Crack Control in Liquid Tight Constructions

Paper by BERGIJK BAETENS from ISCR 9th 2004 Instanbul Turkey

In Western Europe the demand for a crack-free structure is not uncommon. Due to environmental reasons more and more (concrete) structures are built to prevent toxic liquids from leakage trough the structure to the subsoil and groundwater. These structures can be found for instance in the chemical industry, petrol stations, car maintenance garages and dump areas for waste material. Cracks in concrete, which occur in the hardening stage due to thermal stresses, can be a problem for liquid tightness of the structure. The hardening of concrete is accompanied by non-linear temperature distributions in the structure. If the thermal dilation of the structure is restrained, this will lead to cracks if the tensile stresses exceed the tensile strength of concrete. Liquids easily penetrate (fully) cracked concrete so a cracked structure is not capable to prevent liquids from getting into the soil or groundwater underneath the structure. Especially in case of toxic and therefore environmental dangerous liquids this can not be allowed.

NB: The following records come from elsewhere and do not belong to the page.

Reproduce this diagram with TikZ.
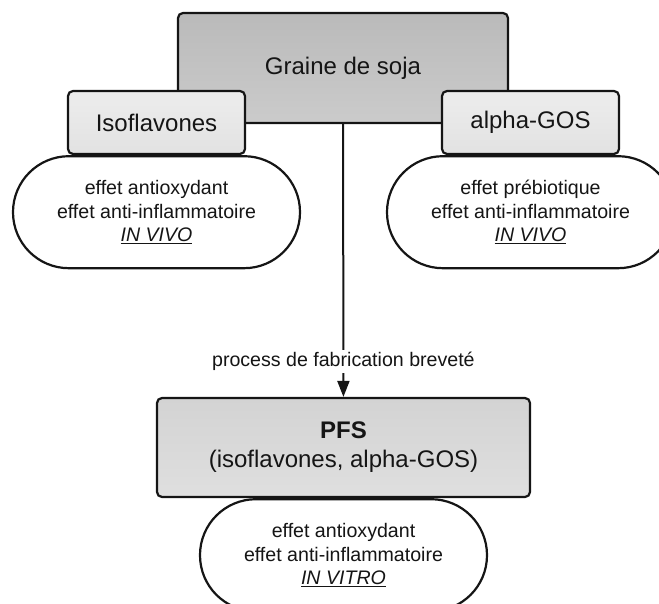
\documentclass[tikz,border=0pt]{standalone}
\usepackage{fontspec}
\setmainfont{Liberation Sans}
\usepackage{xcolor}
\usetikzlibrary{arrows.meta,positioning}
\definecolor{Ink}{HTML}{151515}
\definecolor{SojaTop}{HTML}{BABABA}
\definecolor{SojaBot}{HTML}{CBCBCB}
\definecolor{SubTop}{HTML}{EDEDED}
\definecolor{SubBot}{HTML}{E2E2E2}
\definecolor{PfsTop}{HTML}{D3D3D3}
\definecolor{PfsBot}{HTML}{DFDFDF}

\begin{document}
\begin{tikzpicture}[
    x=1pt, y=-1pt,
    node distance=0pt,
    box/.style={draw=Ink, line width=2.2pt, rounded corners=5pt, align=center, inner sep=0pt, text=Ink, font=\fontsize{24}{29}\selectfont},
    subbox/.style={box, top color=SubTop, bottom color=SubBot, minimum width=177pt, minimum height=63pt},
    pill/.style={draw=Ink, line width=2.2pt, fill=white, rounded corners=55.9pt, minimum width=287pt, minimum height=112pt, align=center, inner sep=0pt, text=Ink, font=\fontsize{19.6}{23.5}\selectfont},
    arrow/.style={-{Triangle[length=16pt,width=12pt]}, line width=2pt, draw=Ink}
  ]
    \useasboundingbox (0,0) rectangle (659,604);

    \node[box, top color=SojaTop, bottom color=SojaBot, minimum width=330pt, minimum height=110pt] (soja) at (343,68) {Graine de soja};
    \node[subbox] (iso) at (156.5,122.5) {Isoflavones};
    \node[subbox] (gos) at (530.5,122.5) {alpha-GOS};
    \node[pill, below=of iso] (isoeff) {effet antioxydant\\effet anti-inflammatoire\\\underline{\textit{IN VIVO}}};
    \node[pill, below=of gos] (goseff) {effet prébiotique\\effet anti-inflammatoire\\\underline{\textit{IN VIVO}}};

    \node[box, top color=PfsTop, bottom color=PfsBot, minimum width=373pt, minimum height=99pt] (pfs) at (343.5,447.5) {\textbf{PFS}\\(isoflavones, alpha-GOS)};
    \node[pill, below=of pfs] (pfseff) {effet antioxydant\\effet anti-inflammatoire\\\underline{\textit{IN VITRO}}};

    \draw[arrow] (soja) -- (pfs)
      node[pos=0.87, fill=white, inner sep=2pt, text=Ink, font=\fontsize{19.6}{23.5}\selectfont] (proc) {process de fabrication breveté};
  \end{tikzpicture}
\end{document}
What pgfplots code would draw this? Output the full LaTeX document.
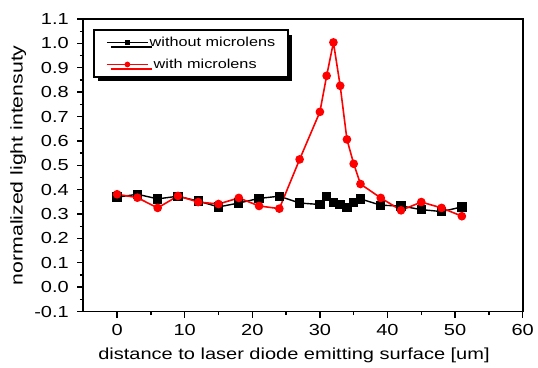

User-friendly numerical models have become available to predict the temperature development in young concrete as well as the risk of early-age cracking. Based on the numerical concrete concept a user-friendly module is developed that simulates the behaviour of young concrete. This article describes how this model is used to find measures to control concrete temperatures and thermal stresses. It is illustrated with a practical example of a concrete structure in the chemical industry in the Netherlands that has to protect the soil and groundwater for toxic liquids.